The K-type is loaded with features that would make any keyboard enthusiast excited, such as PBT keycaps, intense RGB lighting, detachable magnetic feet, anodized aluminum case, and of course hot-swappable switches.
The main drawbacks to this keyboard, is they attempted to do too much with the features and ended up with a lot of stuff that doesn’t work so well, except for the lighting. For example, the PBT keycaps are a thin material so the light can shine through. The texture of the keycaps is pretty rough as well.
For what I’ve researched, the stabilizers are also pretty low quality as they tend to rattle and sometimes the keycaps can get displaced while typing. Of course, you can mod the stabilizers to improve the overall fell, but for a keyboard of this price ($200) you would expect better stablizers.
Overall, this keyboard is pretty good, and is absolutely loaded with features, just not worth the price tag. Although, now that the keyboard has been on the market for a couple years now, you may be able to find a used version with a better price.
Another tenkeyless keyboard, the GMMK TKL is the most affordable keyboard on the list, coming in at $109.95. It’s the only keyboard that is not made entirely of aluminum, and the price reflects that.
The TKL is an easily hot-swappable keyboard with RGB backlights and a plastic case. The keyboard also comes with a built-in keycap puller and a braided micro-usb power cable.
The plastic case is not quite as sturdy as the all metal cases/plates, and the keys tend to rattle a bit to reflect that. In addition, the case is a little flexible, but overall that does not impact the overall functionality of the keyboard.
A couple unique features include a keycap puller built into the back of the keyboard for easy access, in case you ever need to swap out a switch quickly. The TKL also comes with a braided power cable with micro-usb head. Although we would have liked to see USB-C, the micro-usb is not that big of a deal.
Overall the RGB for this case is a little lackluster, the lighting is not too bright and is dull and dim. There are a lot of different lighting options, it’s just the LED’s are not quite strong enough. But if RGB lighting is not very exciting to you anyways, this feature won’t impact you at all.
Input Club RE:Type
With similar features to the K-type, the RE:Type is Input Club’s shot at redemption. We’re hoping they will be able to fix a lot of the lackluster features found in the K-type, such as better stabilizers and make the programmability a little easier.
This product was originally slated to release in 2018 but was delayed to “give the engineering team additional work time”. Maybe this means they will release a great product once the keyboard is complete.

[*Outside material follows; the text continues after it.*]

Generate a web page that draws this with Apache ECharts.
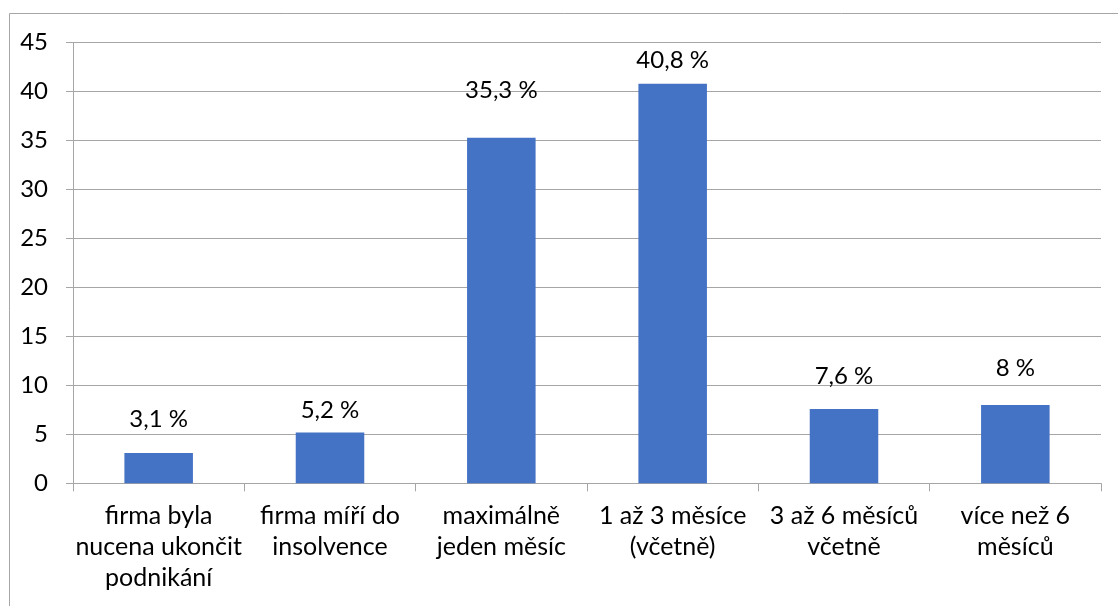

There has been no news about when this product will launch, or what status it’s at in the design process. Hopefully we can get some news soon about this product.
With a group buy slated for release in March 2020, it’s not too late to jump on and order one of these for a discount while still going through the Kickstarter process. With several different purchase options including your choice of plastic or aluminum case, switch type, and if you want everything to be hotswappable.
The most affordable mechanical keyboard available with hot-swappable switches, at a cost of $69 at the time I’m writing this. Although the price will likely increase after the kickstarter campaign is complete currently it’s hard to beat this deal.
The K6 is a 65% keyboard and will have options for wireless/wired connection and RGB backlight. The wireless option is quite impressive as the battery will last up to 4 weeks without the usage of the RGB, that’s crazy good.
The charging port will be USB-C with a detachable power cable.
Overall, I’m very excited for this upcoming group buy and want to get my hands on the K6 for a formal review in March.